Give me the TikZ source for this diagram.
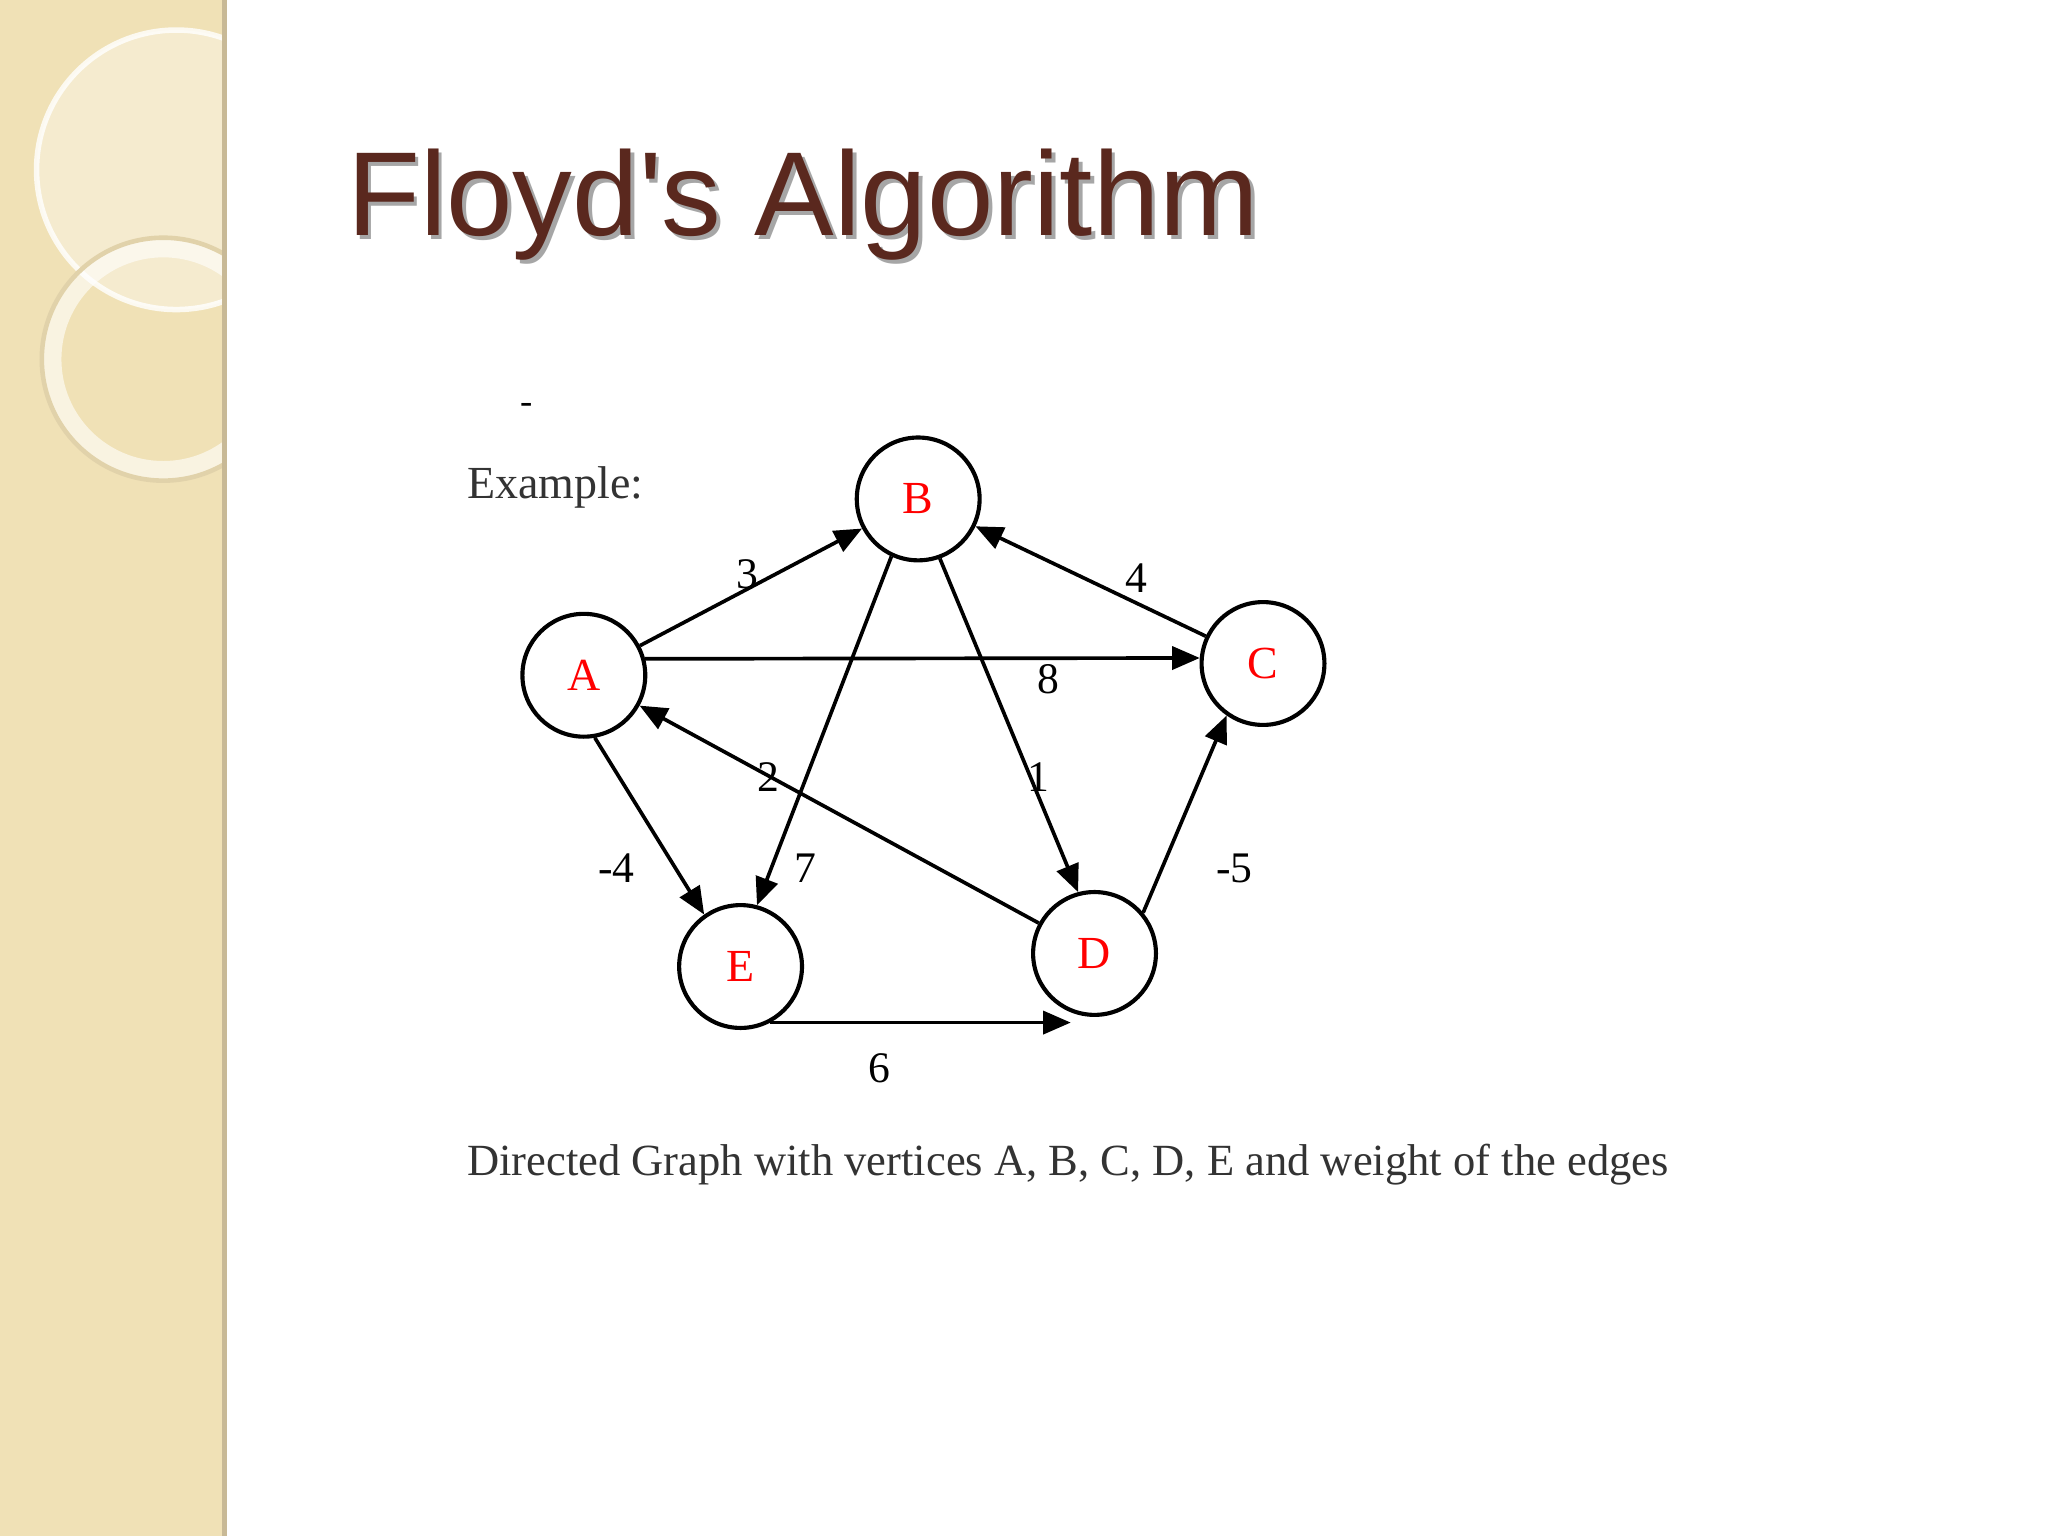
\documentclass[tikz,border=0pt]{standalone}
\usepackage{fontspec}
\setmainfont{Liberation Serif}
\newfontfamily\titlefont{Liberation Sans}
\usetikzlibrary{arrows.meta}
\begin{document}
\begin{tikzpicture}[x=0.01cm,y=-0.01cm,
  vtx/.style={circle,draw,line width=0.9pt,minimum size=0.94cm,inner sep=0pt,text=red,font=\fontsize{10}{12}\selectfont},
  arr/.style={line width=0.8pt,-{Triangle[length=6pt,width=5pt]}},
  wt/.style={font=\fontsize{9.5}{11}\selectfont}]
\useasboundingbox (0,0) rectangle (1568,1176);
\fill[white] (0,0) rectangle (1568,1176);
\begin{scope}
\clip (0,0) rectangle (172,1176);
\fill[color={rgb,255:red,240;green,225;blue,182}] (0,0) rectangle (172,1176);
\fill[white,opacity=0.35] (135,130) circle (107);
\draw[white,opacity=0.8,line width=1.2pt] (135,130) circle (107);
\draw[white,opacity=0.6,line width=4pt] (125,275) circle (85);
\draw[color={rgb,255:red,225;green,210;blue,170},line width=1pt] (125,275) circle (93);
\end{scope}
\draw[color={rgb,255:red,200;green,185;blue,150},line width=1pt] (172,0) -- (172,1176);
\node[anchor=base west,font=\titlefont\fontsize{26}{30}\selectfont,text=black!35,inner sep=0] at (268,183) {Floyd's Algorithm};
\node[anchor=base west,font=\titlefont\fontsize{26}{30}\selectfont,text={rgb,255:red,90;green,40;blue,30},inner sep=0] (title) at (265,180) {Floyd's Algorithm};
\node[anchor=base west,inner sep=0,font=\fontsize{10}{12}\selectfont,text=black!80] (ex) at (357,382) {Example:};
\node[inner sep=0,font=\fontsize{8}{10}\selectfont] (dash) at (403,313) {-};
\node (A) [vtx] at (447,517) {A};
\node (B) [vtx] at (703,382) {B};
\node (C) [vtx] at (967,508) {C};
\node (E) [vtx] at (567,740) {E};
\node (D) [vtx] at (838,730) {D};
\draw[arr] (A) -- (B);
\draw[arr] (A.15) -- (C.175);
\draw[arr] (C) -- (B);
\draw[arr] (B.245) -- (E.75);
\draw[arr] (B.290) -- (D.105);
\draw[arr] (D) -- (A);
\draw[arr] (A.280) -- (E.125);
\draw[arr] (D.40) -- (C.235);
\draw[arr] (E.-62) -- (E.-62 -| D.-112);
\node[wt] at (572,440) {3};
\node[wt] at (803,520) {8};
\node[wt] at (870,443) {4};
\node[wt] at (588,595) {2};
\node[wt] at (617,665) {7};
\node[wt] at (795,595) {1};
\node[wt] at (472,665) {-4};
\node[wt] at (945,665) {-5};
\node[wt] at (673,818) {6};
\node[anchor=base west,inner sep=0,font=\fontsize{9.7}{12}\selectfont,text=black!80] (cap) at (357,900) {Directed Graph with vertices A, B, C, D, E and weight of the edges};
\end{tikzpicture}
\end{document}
# # # # #
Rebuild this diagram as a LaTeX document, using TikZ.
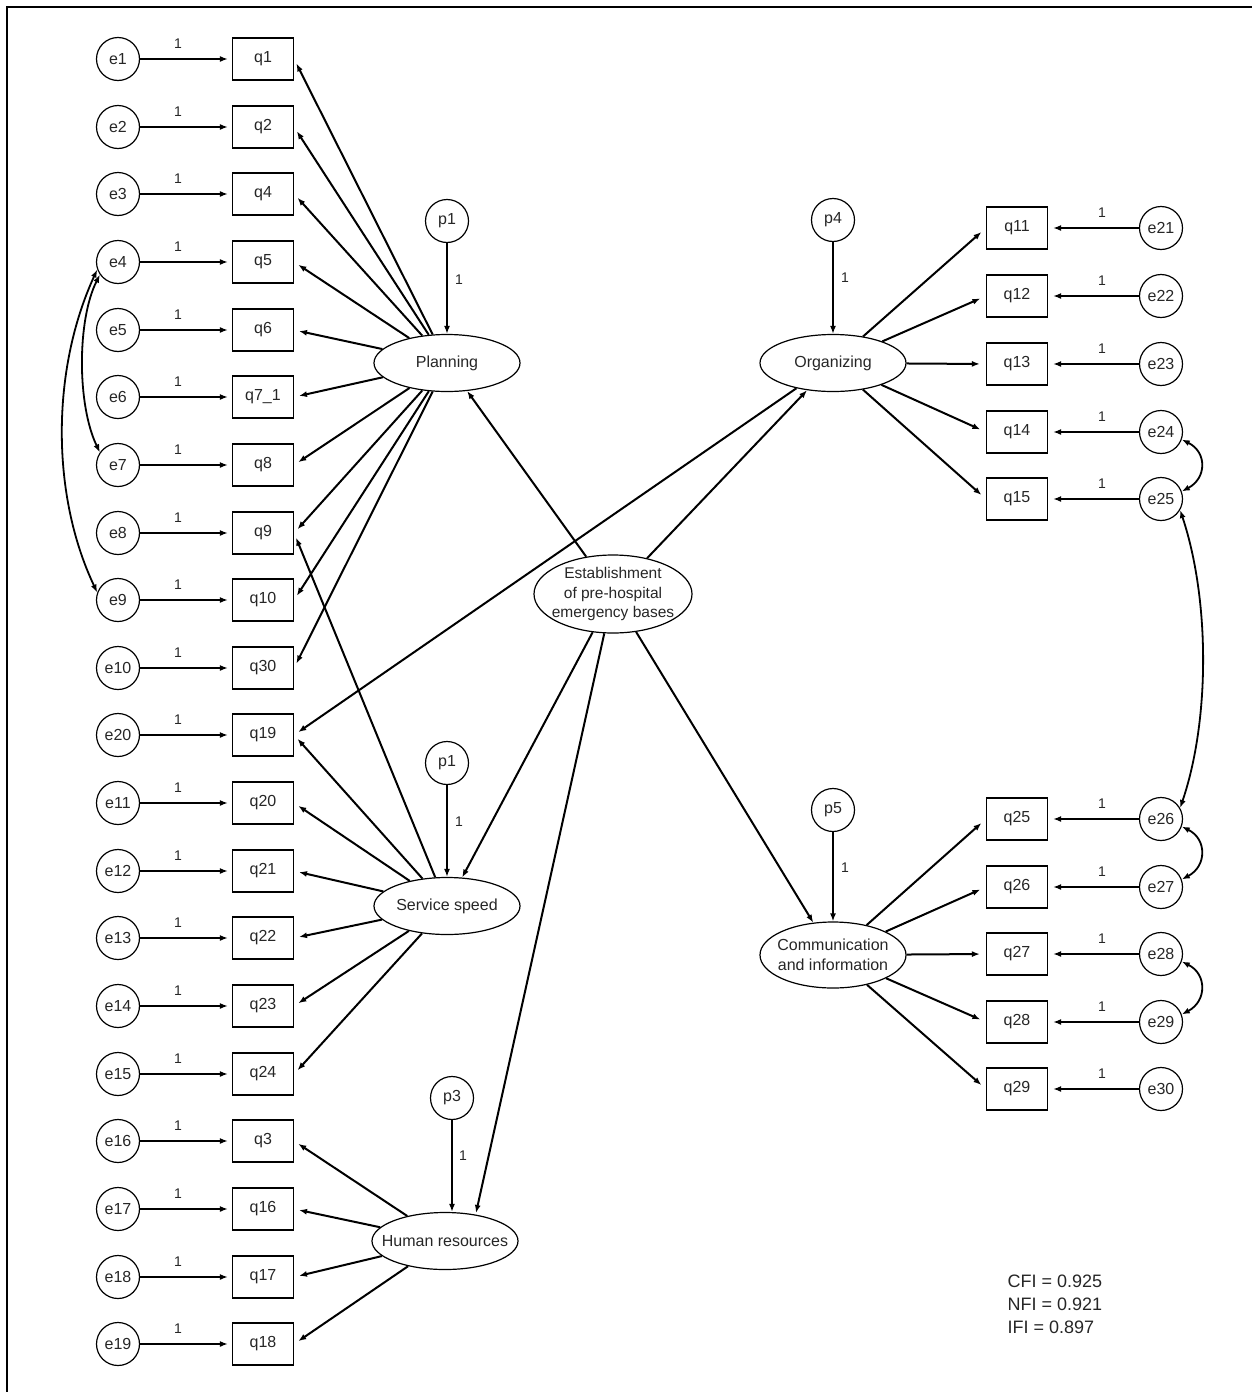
# # # # #
EXERCISE:
Out of the material above, gather each line where "this" appears.

REPLY TO THE EXERCISE:
Give me the TikZ source for this diagram.
Rebuild this diagram as a LaTeX document, using TikZ.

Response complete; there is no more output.